Editor’s Note: This story was updated to reflect that Sarita Smith tendered her resignation on April 26 by not signing a contract renewal for the 2026-27 school year.

Days before an Atlanta woman brought to the DeKalb County School Board’s attention that a high-ranking official named Sarita Smith was using a Gmail address to conduct official business, she chose not to sign a contract to continue her employment with DeKalb Schools.

Smith is the executive director of the Student Assignment Project, a controversial district-wide effort to close or consolidate dozens of schools over the next decade. She was hired by former superintendent Devon Q. Horton, who resigned after being indicted on fraud charges at his former school district.

Sarita Smith (Via LinkedIn)

Rough Draft Atlanta and other media outlets were copied on a May 13 email from Margaret Wright Boylan to school board members, Dr. Tricilla Weaver, the school’s chief of access and opportunity, and DCSD Interim Superintendent Norman C. Sauce, asking why Smith was not using her official school email address.

“According to the district’s own website, Sarita Smith has an official DCSD email address: ‘sap@dekalbschoolsga.org,'” the letter said. “Yet a separate Gmail account: ‘sapdekalb@gmail.com’ has surfaced in connection with the SAP process. That should alarm people.”

Boylan said the Smith email issue further erodes the public’s trust in the SAP process.

“Trust in the SAP process was already hanging by a thread,” Boylan wrote. “Parents have spent months questioning enrollment numbers, utilization claims, consultant influence, shifting proposals, and whether decisions were being made before the public was ever brought into the conversation. Finding out that a private Gmail account may have been part of the process only makes that distrust worse.”

“…the public should never have to wonder whether major decisions about their schools were happening in inboxes they were never supposed to see.”

Sauce replied one hour later, thanking Boylan for raising the concern, and saying that he and other administrators were unaware of the existence of the email account.

“The use of an outside email account to conduct district business is not in accordance with our expectations or policies,” Sauce said. “We are addressing this internally, as we discern the facts and origin of this email address.”

According to Jennifer Caracciolo, the department’s deputy chief communications officer, Smith tendered her resignation by not signing a contract for the 2026–2027 school year. The deadline for the central office staff contracts to be signed was April 26 at 11:59 p.m.

“This occurred well in advance of an Atlanta woman bringing to your attention this week the Gmail account Ms. Smith used to communicate with the SAP committee,” Caracciolo told Rough Draft.

In a May 12 email, which was sent from the Gmail address to Weaver and SAP committee members and widely circulated on social media channels, Smith said her decision was “a personal one rooted in the shifting needs of my family.”

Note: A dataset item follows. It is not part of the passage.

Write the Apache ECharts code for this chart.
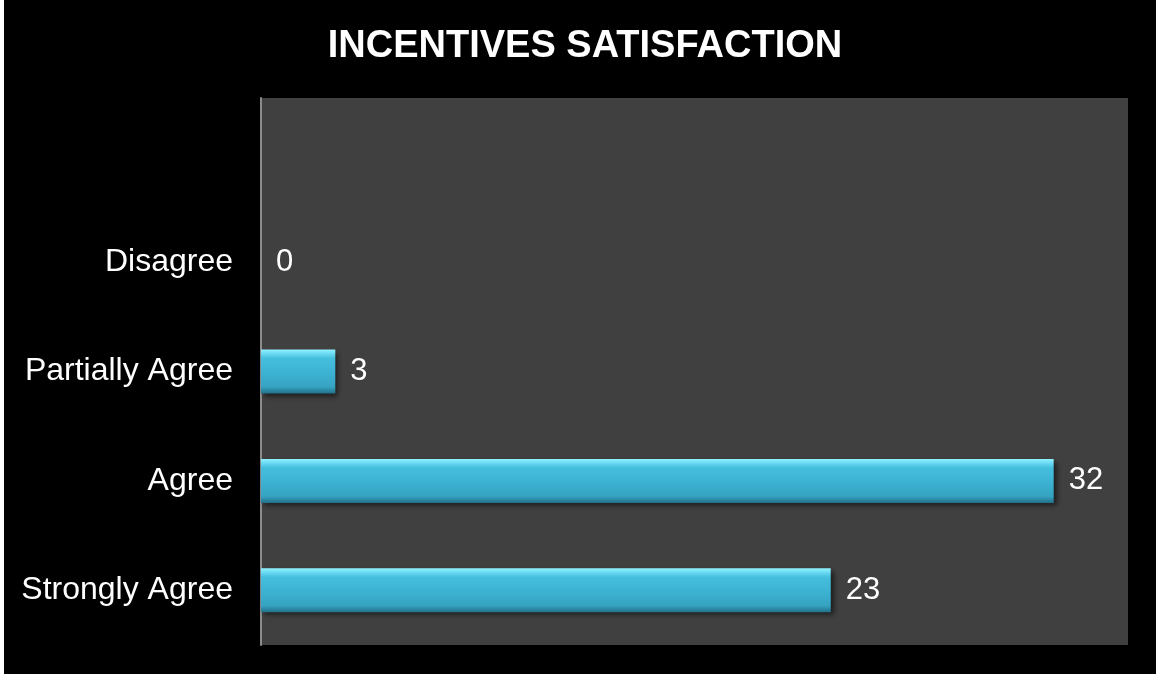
<!DOCTYPE html>
<html>
<head>
<meta charset="utf-8">
<script src="https://cdn.jsdelivr.net/npm/echarts@6/dist/echarts.min.js"></script>
<style>
  html, body { margin: 0; padding: 0; background: #ffffff; width: 1156px; height: 675px; overflow: hidden; }
  #chart { position: absolute; left: 4px; top: 0; width: 1152px; height: 674px; background: #000000; }
</style>
</head>
<body>
<div id="chart"></div>
<script>
// Survey responses, listed bottom to top; the top slot is left empty.
const categories = ['Strongly Agree', 'Agree', 'Partially Agree', 'Disagree', ''];
const responses = [23, 32, 3, 0, null];
const axisMax = 35;

const chart = echarts.init(document.getElementById('chart'), null, { renderer: 'canvas' });

const barFill = new echarts.graphic.LinearGradient(0, 0, 0, 1, [
  { offset: 0, color: '#90f4ff' },
  { offset: 0.1, color: '#6ad8f2' },
  { offset: 0.2, color: '#45bfde' },
  { offset: 0.55, color: '#3cb1d1' },
  { offset: 0.85, color: '#36a3c1' },
  { offset: 1, color: '#22708a' }
]);

chart.setOption({
  backgroundColor: '#000000',
  animation: false,
  title: {
    text: 'INCENTIVES SATISFACTION',
    left: 576,
    top: 23,
    textAlign: 'center',
    textStyle: { color: '#ffffff', fontFamily: 'Liberation Sans, Arial, sans-serif', fontWeight: 'bold', fontSize: 38 }
  },
  grid: {
    left: 257, right: 28, top: 98, bottom: 29,
    show: true, backgroundColor: '#404040', borderWidth: 0
  },
  xAxis: {
    type: 'value', min: 0, max: axisMax,
    show: false
  },
  yAxis: {
    type: 'category',
    data: categories,
    axisLine: { show: true, lineStyle: { color: '#8c8c8c', width: 2 } },
    axisTick: { show: false },
    splitLine: { show: false },
    axisLabel: {
      color: '#ffffff', fontSize: 32, margin: 28,
      fontFamily: 'Liberation Sans, Arial, sans-serif'
    }
  },
  series: [{
    type: 'bar',
    data: responses,
    barWidth: 44,
    itemStyle: {
      color: barFill,
      borderWidth: 0,
      shadowColor: 'rgba(0,0,0,0.55)',
      shadowBlur: 5,
      shadowOffsetX: 3,
      shadowOffsetY: 3
    },
    label: {
      show: true,
      position: 'right',
      distance: 15,
      color: '#ffffff',
      fontSize: 31,
      fontFamily: 'Liberation Sans, Arial, sans-serif'
    }
  }]
});
</script>
</body>
</html>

“It was not a decision made because of the new administration or any outside pressure,” she wrote. “Ultimately, I reached a point where I needed to prioritize what was best for my family and that is what led me to this transition.”

Caracciolo complimented Smith’s work on the SAP initiative.

We appreciate Ms. Smith’s contributions to establishing and advancing the Student Assignment Project and wish her well in her future endeavors,” she said in an emailed response. “The Student Assignment Project remains a key district priority and will continue moving forward with a commitment to transparency, community engagement, and thoughtful planning.”

Caracciolo said Weaver, who is Smith’s supervisor, “will continue to lead” the SAP initiative.

Before her stint in DeKalb, Smith, according to her LinkedIn profile, served for four years as the director of student assignments for the Evanston/Skokie School District in Illinois, under then-superintendent Horton.

SAP shift

After months of feedback, protests, and angst about DeKalb County’s Student Assignment Project, which proposed closing dozens of schools and repurposing others, the school district announced on May 5 that it is shifting to a new direction.

According to an emailed announcement and an online video, DCDS officials said they heard that the information-gathering process “felt too top-down, scenarios appeared predetermined, conversations separated buildings, boundaries, and programs in ways that did not reflect how communities experience schools.”

“We take this feedback seriously, and it is shaping how this work moves forward,” the statement said. “Simply put, the process is evolving.”

SAP, launched in 2024, has as its goal to maximize resources, ensure long-term academic sustainability for students, families, and DCSD staff with the closure or consolidation of dozens of schools over the next six to eight years.

Parents around the district, especially in the northern end of the county, have decried the changes, saying that high-achieving schools should be a factor in the closure decisions.

Sauce said that the conversations regarding school changes will focus on smaller communities, starting in August, with an independent consultant.